What are the high intensity support training skills descriptors?
The high-intensity support skills descriptors (skills descriptors) are supplementary guidance for NDIS providers and workers supporting participants with high-intensity daily personal activities (HIDPA). They describe the skills and knowledge NDIS providers should ensure their workers have while supporting participants who rely on HIDPAs. These supports present some of the highest risks for participants. Many of these high-intensity support trainings are intensely personal and require workers to communicate and work very closely with the participant to understand when and how to deliver support safely to meet the participants’ preferences and daily routines.
Which supports do the skills descriptors apply to?
High-intensity skills descriptors apply to providers required to be audited against the NDIS Practice Standards, Supplementary Module 1: High Intensity Daily Personal Activities (HIDPA), relevant to the intensity supports they provide.
The skills descriptors further explain the skills and knowledge expected when support is delivered by a competent worker who is not a qualified health or allied health practitioner. NDIS providers registered for these should ensure workers meet the expectations of the relevant skills descriptors. The relationship to the HIDPA practice standards is provided in each skill descriptor.
Other providers and workers may also use this guidance to ensure best practices when supporting people who require these supports. The support activities described in these skills descriptors are likely to form part of a participant’s integrated support network and not necessarily as a standalone support. These supports can carry significant risks to the person and their workers. NDIS providers and workers must ensure quality and safety in their support.
Who should use the skills descriptors?
• Participants, their family, and their support network can use the skills descriptors to understand the quality of support they can expect and as a reference when talking with service providers and selecting workers.
• Auditors use the skills descriptors to determine if a provider has complied with the NDIS Practice Standard requirements to provide high-intensity support for a quality audit.
• NDIS providers and workers can use the skills descriptors to understand the expectations they should meet to provide HIDPAs and to help select training courses that will deliver the relevant knowledge and skills expected to provide high-intensity support.
• Trainers should use the skills descriptors to ensure the training they offer equips workers with the skills and knowledge expected to provide these types of supports.

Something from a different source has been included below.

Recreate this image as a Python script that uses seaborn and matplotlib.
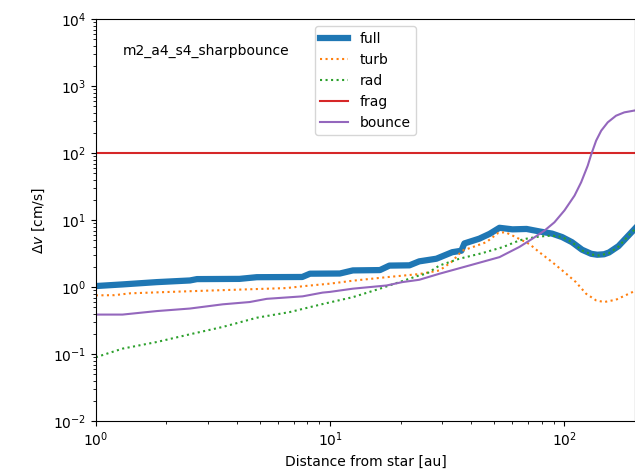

NDIS provider obligations:
NDIS Code of Conduct:
All NDIS support providers and workers must comply with the NDIS Code of Conduct when providing high-intensity support training or services to NDIS participants. The NDIS Code of Conduct outlines safe and ethical support and service requirements. It requires NDIS providers and workers who provide support or services to NDIS participants to, among other things:
- 1. Act with respect for the individual rights to freedom of expression, self-determination, and decision-making by applicable laws and conventions.
- 2. Provide support and services safely and competently with care and skill.
- 3. Promptly take steps to raise and act on the concerns about matters that may affect the quality and safety of the support and services provided to people with disability.
NDIS Practice Standards
Registered NDIS providers are obligated to comply with the National Disability Insurance Scheme (the Provider Registration and Practice Standards) Rules 2018 as part of their conditions of registration. The NDIS Practice Standards state the high-level, participant-focused outcomes registered NDIS providers must achieve and relate to delivering safe, quality support and services and managing risks associated with the supports provided to NDIS participants. Registered providers must also demonstrate compliance with the National Disability Insurance Scheme (Quality Indicators) Guidelines 2018. The Quality Indicators list the required NDIS Practice Standard outcomes and guide registered NDIS providers to understand and meet their NDIS Practice Standards obligations by describing the quality indicators they should demonstrate when delivering support and services to NDIS participants. The NDIS Practice Standards that are most relevant to this guidance are the high-intensity daily personal activities (Module 1).
Quality Audits
To become a registered NDIS provider and to maintain registration with the NDIS Commission, providers must meet registered provider requirements. One of the requirements is the condition to undergo an audit against the components of the different NDIS Practice Standards that are relevant to the services and supports delivered. Where a provider is providing HIDPA support, an independent Approved Quality Auditor (AQA) can use the skills descriptors, among other things, to assess whether a provider has demonstrated conformity to the NDIS Practice Standards and Quality Indicators.